Девочка Маша — интересный персонаж не только потому, что вызывает симпатию. Дело в том, что в реальной жизни она невозможна, и все ее реплики — это бесполезные «правильные ответы», которые люди придумывают, ворочаясь от бессонницы, десятки лет спустя. Это я вам говорю как Маша в RL. Же суи Маша, куда деваться. Я знаю, что такое реальный голод; не диета и не временное безденежье и вынужденное однообразие меню — голод. И еще я знаю, что нищета творит с людьми, и поэтому ответственно заявляю, что такая Маша, как в фильме, увы, невозможна в реальности. По-настоящему Маша была бы или молчаливой, постоянно испуганной, как бы не прогнали, и отчаянно бы заискивала перед хозяевами, чтобы произвести хорошее впечатление, или пыталась бы изобразить веселость, желая угодить. В случае сохранности собственного достоинства она бы дико, до ужаса стеснялась обстановки, самой непривычно изобильной еды и невозможности разделить свою наеденную долю с родными, оставшимися дома. Я понимаю, что люди разные, но знаю, какую нищета и бедность накладывают печать — прежде всего, на уверенность в себе. И тем не менее, Маша не ложь; ее невозможная, царственно спокойная величавость божества инкогнито (как она сушит стельки — это же загляденье) — не ложь, а подкрашивание препарата, чтобы его можно было рассмотреть. Маша говорит с профессорским семейством так, как народ, может, и хотел бы, но не может. Как если бы народу помогал опытный имиджмейкер и спичрайтер. Потому что в реальности у т.н. народа нет на это ни уверенности в своих правах, ни слов.
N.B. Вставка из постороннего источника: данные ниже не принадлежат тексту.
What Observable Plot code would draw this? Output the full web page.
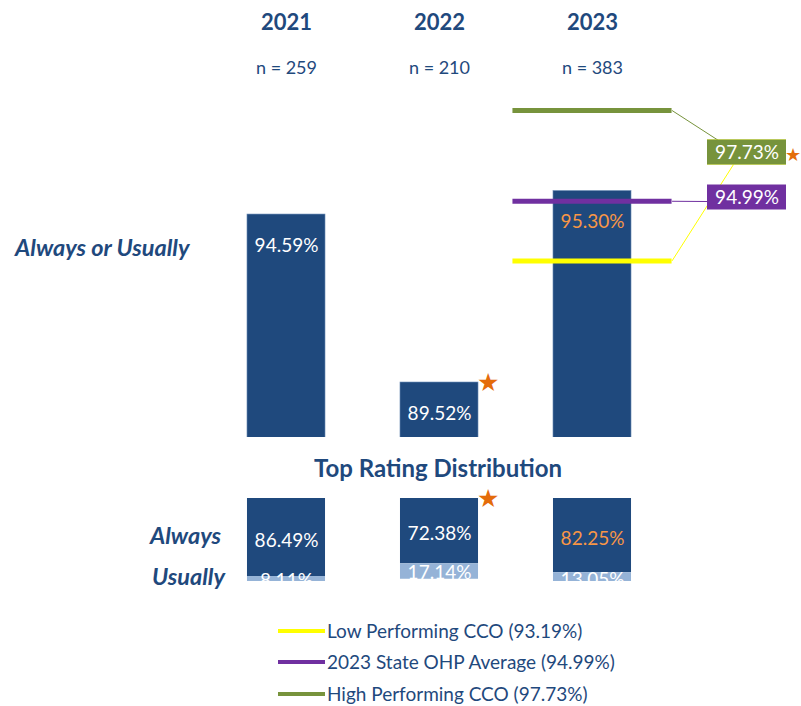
<!DOCTYPE html>
<html><head><meta charset="utf-8">
<script src="https://cdn.jsdelivr.net/npm/d3@7"></script>
<script src="https://cdn.jsdelivr.net/npm/@observablehq/plot@0.6"></script>
<style>
body{margin:0;background:#fff;font-family:Lato,"Open Sans",sans-serif;}
#wrap{position:relative;width:801px;height:706px;overflow:hidden;}
.abs{position:absolute;white-space:nowrap;color:#1F497D;line-height:1;}
#top,#bottom{position:absolute;left:0;}
</style></head><body><div id="wrap"><div id="top"></div><div id="bottom"></div></div>
<script>
// ---- data ----
const years = [2021, 2022, 2023];
const sampleSizes = [259, 210, 383];
const alwaysOrUsually = [94.59, 89.52, 95.30];
const always = [86.49, 72.38, 82.25];
const usually = [8.11, 17.14, 13.05];
const sigTop = [false, true, false];
const sigBottom = [false, true, false];
const highlightYear = 2023;
const refNames = ["Low Performing CCO", "2023 State OHP Average", "High Performing CCO"];
const refValues = [93.19, 94.99, 97.73];
const refSig = [false, false, true];

// ---- styles ----
const DARK = "#1F497D", LIGHT = "#95B3D7", ORANGE = "#F79646", STAR = "#E46C0A";
const refColors = ["#FFFF00", "#7030A0", "#77933C"];
const FONT = "Lato, 'Open Sans', sans-serif";
const BAR_HALF = 0.255, REF_HALF = 0.52;
const X_DOMAIN = [2021, 2023], X_RANGE = [286, 592];
const Y_DOMAIN = [87.86, 97.73], Y_RANGE = [437, 110];
const VAL_FS = 19;

const rows = years.map((y, i) => ({year: y, n: sampleSizes[i], total: alwaysOrUsually[i], always: always[i], usually: usually[i], sigTop: sigTop[i], sigBottom: sigBottom[i]}));
const refs = refNames.map((name, i) => ({name, value: refValues[i], color: refColors[i], sig: refSig[i]}));
const fmt = v => v.toFixed(2) + "%";

const xS = Plot.scale({x: {domain: X_DOMAIN, range: X_RANGE}});
const yS = Plot.scale({y: {domain: Y_DOMAIN, range: Y_RANGE}});
// label box layout (pixels): box column and attachment points
const BOX_X1 = 707, BOX_X2 = 786, BOX_H = 25;
const labelLayout = [
  {boxY: 152, ax: 733, ay: 164},
  {boxY: 197, ax: 707, ay: 201},
  {boxY: 152, ax: 718, ay: 140}
];
const refsL = refs.map((r, i) => ({...r,
  bx1: xS.invert(BOX_X1), bx2: xS.invert(BOX_X2),
  by1: yS.invert(labelLayout[i].boxY - BOX_H / 2), by2: yS.invert(labelLayout[i].boxY + BOX_H / 2),
  bx: xS.invert((BOX_X1 + BOX_X2) / 2), by: yS.invert(labelLayout[i].boxY),
  ax: xS.invert(labelLayout[i].ax), ay: yS.invert(labelLayout[i].ay)}));

const topPlot = Plot.plot({
  width: 801, height: 445,
  marginTop: 0, marginBottom: 8, marginLeft: 0, marginRight: 0,
  x: {domain: X_DOMAIN, range: X_RANGE, axis: null},
  y: {domain: Y_DOMAIN, range: Y_RANGE, axis: null},
  color: {type: "identity"},
  style: {fontFamily: FONT, background: "transparent", overflow: "visible"},
  marks: [
    Plot.rect(rows, {x1: d => d.year - BAR_HALF, x2: d => d.year + BAR_HALF, y1: d => 0, y2: "total", fill: DARK, stroke: "#6F8FB8", strokeWidth: 0.6, clip: true}),
    Plot.link(refsL, {x1: d => highlightYear + REF_HALF, y1: "value", x2: "ax", y2: "ay", stroke: "color", strokeWidth: 1, strokeDasharray: d => d.name.startsWith("2023") ? "4,2" : null}),
    Plot.ruleY(refs, {y: "value", x1: d => highlightYear - REF_HALF, x2: d => highlightYear + REF_HALF, stroke: "color", strokeWidth: 5}),
    Plot.text(rows, {x: "year", y: "total", dy: 31, text: d => fmt(d.total), fill: d => d.year === highlightYear ? ORANGE : "white", fontSize: VAL_FS}),
    Plot.text(rows.filter(d => d.sigTop), {x: d => d.year + BAR_HALF, y: "total", dx: 9, text: d => "★", fill: STAR, fontSize: 25}),
    Plot.text(rows, {x: "year", frameAnchor: "top", lineAnchor: "middle", dy: 22, text: d => String(d.year), fill: DARK, fontSize: 22, fontWeight: "bold"}),
    Plot.text(rows, {x: "year", frameAnchor: "top", lineAnchor: "middle", dy: 68, text: d => "n = " + d.n, fill: DARK, fontSize: 18}),
    Plot.rect(refsL, {x1: "bx1", x2: "bx2", y1: "by1", y2: "by2", fill: "color"}),
    Plot.text(refsL.filter(d => d.name !== "Low Performing CCO"), {x: "bx", y: "by", text: d => fmt(d.value), fill: "white", fontSize: VAL_FS}),
    Plot.text(refsL.filter(d => d.sig), {x: "bx2", y: "by", dx: 6, dy: 3, text: d => "★", fill: STAR, fontSize: 18})
  ]
});
document.getElementById("top").appendChild(topPlot);

const bottomPlot = Plot.plot({
  width: 801, height: 110,
  marginTop: 18, marginBottom: 9, marginLeft: 0, marginRight: 0,
  x: {domain: X_DOMAIN, range: X_RANGE, axis: null},
  y: {domain: [0, 92], range: [18, 101], axis: null},
  color: {type: "identity"},
  style: {fontFamily: FONT, background: "transparent"},
  marks: [
    Plot.rect(rows, {x1: d => d.year - BAR_HALF, x2: d => d.year + BAR_HALF, y1: d => 0, y2: "always", fill: DARK, clip: true}),
    Plot.rect(rows, {x1: d => d.year - BAR_HALF, x2: d => d.year + BAR_HALF, y1: "always", y2: d => d.always + d.usually, fill: LIGHT, clip: true}),
    Plot.text(rows, {x: "year", y: d => d.always / 2, dy: 3, text: d => fmt(d.always), fill: d => d.year === highlightYear ? ORANGE : "white", fontSize: VAL_FS}),
    Plot.text(rows, {x: "year", y: d => d.always + d.usually / 2, dy: 1, text: d => fmt(d.usually), fill: "white", fontSize: VAL_FS, clip: true}),
    Plot.text(rows.filter(d => d.sigBottom), {x: d => d.year + BAR_HALF, y: d => 0, dx: 9, text: d => "★", fill: STAR, fontSize: 25})
  ]
});
const bottomDiv = document.getElementById("bottom");
bottomDiv.style.top = "480px";
bottomDiv.appendChild(bottomPlot);

const wrap = document.getElementById("wrap");
function addText(txt, css) {
  const d = document.createElement("div");
  d.className = "abs"; d.textContent = txt;
  Object.assign(d.style, css);
  wrap.appendChild(d);
  return d;
}
addText("Always or Usually", {left: "15px", top: "236px", fontSize: "23.5px", fontWeight: "bold", fontStyle: "italic"});
addText("Top Rating Distribution", {left: "0px", width: "876px", textAlign: "center", top: "456px", fontSize: "24px", fontWeight: "bold"});
addText("Always", {right: "580px", top: "524px", fontSize: "23.5px", fontWeight: "bold", fontStyle: "italic"});
addText("Usually", {right: "576px", top: "565px", fontSize: "23.5px", fontWeight: "bold", fontStyle: "italic"});
// legend
const legendTop = [631, 662, 694];
refs.forEach((r, i) => {
  const line = document.createElement("div");
  Object.assign(line.style, {position: "absolute", left: "278px", width: "47px", height: "4px", top: (legendTop[i] - 2) + "px", background: r.color});
  wrap.appendChild(line);
  addText(`${r.name} (${fmt(r.value)})`, {left: "327px", top: (legendTop[i] - 10) + "px", fontSize: "19px"});
});
</script></body></html>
Как бы написать о развязке, чтобы не спойлерить? Да я уже и так; ладно. Тимофей Трибунцев, прекрасный актер Сатирикона, замечательно сыграл пролетария, который дождался таки своего часа.

«Праздник» короткий и злой, как панковская песня — 1 час 13 минут.

Обжигающе актуальная, острая и злая комедия Алексея Красовского стала для меня еще одним историческим зеркалом — на этот раз про расслоение общества. В том же ряду — роман «Виктор Вавич» Бориса Житкова и «Мелкий бес» Федора Сологуба.

Финальное подмигивание Алены Бабенко, адресованное актрисой (не героиней)  зрителю, я бы перевела как «А вы, друзья, не расслабляйтесь».